L’ira si debbe mettere per parte congiunta all’odio che essa invero è cagione di tali azioni; anzi è molte volte cagione più efficace che non è l’odio, perchè l’ira fa congiurare gli uomini piuttosto, non aspettando tale perturbazione il discorso della ragione. E la contumelia fa sopra ogni altra ragione, che gli uomini seguitino l’impeto dell’ira. E per questa cagione fu rovinata la tirannide dei figliuoli di Pisistrato, e altre assai. Ma l’odio è contuttociò più nocivo, perchè l’ira è con dolore, onde ella non lascia discorrere; e l’odio è senza dolore. E per dire insomma tutte le cagioni, che io ho detto essere rovinatrici dell’ottimo governo popolare; le medesime sono rovinatrici delle tirannidi. E la cagione è, che tali stati sono ancora essi tirannidi, ma dispersè.
Ma il regno non è rovinato da cagione estrinseca, e però è egli di più vita, ma dalla intrinseca patisce ei bene mutazione, e fannovisi in due modi.

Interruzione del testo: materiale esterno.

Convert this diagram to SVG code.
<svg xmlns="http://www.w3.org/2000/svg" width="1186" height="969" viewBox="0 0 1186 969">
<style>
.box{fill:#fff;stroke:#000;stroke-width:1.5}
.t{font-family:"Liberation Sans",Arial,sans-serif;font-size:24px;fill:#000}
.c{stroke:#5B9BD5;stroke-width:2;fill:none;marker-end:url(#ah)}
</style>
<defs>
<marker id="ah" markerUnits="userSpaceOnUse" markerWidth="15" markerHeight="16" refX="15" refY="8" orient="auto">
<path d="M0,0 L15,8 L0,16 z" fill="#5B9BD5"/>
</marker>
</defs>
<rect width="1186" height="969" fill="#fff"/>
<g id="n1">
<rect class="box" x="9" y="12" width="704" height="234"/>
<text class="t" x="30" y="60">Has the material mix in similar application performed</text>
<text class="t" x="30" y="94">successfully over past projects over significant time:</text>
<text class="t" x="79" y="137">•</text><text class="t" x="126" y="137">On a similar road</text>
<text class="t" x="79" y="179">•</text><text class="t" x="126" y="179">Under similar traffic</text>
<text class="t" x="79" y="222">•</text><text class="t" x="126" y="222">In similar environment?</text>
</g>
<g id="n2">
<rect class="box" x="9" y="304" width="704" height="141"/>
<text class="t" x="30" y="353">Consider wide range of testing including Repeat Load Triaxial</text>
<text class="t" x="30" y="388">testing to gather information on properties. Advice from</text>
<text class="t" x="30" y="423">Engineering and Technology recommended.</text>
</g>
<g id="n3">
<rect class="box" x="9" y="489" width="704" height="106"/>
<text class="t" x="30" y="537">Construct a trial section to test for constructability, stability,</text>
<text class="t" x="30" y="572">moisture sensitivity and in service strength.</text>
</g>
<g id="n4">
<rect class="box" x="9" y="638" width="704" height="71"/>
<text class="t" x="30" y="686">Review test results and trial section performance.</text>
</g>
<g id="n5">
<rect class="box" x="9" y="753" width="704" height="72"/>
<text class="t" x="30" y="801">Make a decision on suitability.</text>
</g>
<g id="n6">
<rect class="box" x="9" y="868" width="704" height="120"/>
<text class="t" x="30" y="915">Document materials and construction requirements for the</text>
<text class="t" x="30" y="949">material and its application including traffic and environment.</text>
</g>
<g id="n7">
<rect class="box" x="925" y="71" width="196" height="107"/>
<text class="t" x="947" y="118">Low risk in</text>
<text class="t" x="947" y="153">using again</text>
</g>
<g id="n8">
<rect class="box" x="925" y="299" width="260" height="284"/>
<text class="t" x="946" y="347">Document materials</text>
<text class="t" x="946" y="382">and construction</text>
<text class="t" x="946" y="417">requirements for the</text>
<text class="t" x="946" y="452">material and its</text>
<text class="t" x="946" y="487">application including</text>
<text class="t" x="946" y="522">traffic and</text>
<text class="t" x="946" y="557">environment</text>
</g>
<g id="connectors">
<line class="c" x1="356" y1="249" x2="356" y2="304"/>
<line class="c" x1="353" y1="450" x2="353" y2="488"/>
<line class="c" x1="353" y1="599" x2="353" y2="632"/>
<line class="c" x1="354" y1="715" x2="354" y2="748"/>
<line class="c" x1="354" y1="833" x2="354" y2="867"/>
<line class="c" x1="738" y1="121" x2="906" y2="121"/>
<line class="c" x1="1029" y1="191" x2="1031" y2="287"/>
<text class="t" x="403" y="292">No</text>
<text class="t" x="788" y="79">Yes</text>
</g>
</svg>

In uno quando quei della successione regia son divisi; e nell’altro quando e’ cercano di comandare tirannicamente, e di trapassare i modi ordinarî, volendo essere padroni di più cose; e più di quello che loro permette la legge. Al tempo d’oggi non surgono regni, e se pure se ne fa, ei son piuttosto monarchie, e tirannidi, per essere il regno un imperio sopra di chi vi sta sotto volentieri, e per essere signore d’uomini di buona qualità. Onde per trovarsi molti simili, e per non si trovare alcuno tanto di virtù eccellente, che per grandezza, e degnità sia proporzionato dagli altri, però li popoli non gli vogliono volentieri stare sotto. E se uno in tai luoghi si acquista il regno o con fraude, o con forza, questo tale imperio apparisce tirannide.
Debbesi ancora porre un’altra cagione fuori delle conte, che faccia rovinare questi regni, i quali si danno per successione di sangue; cioè che per essere molti di simili re da essere spregiati, essi fanno delle villanìe senza aver potenza tirannica, ma solamente degnità regale. Onde tali agevolmente sono spacciati, perchè se i popoli non vorranno un tale, subito e’ non fia più re, ma e’ fia bene un tiranno a dispetto ancora de’ suoi popoli. Sono pertanto distrutte le monarchie per tali ed altre simili cagioni.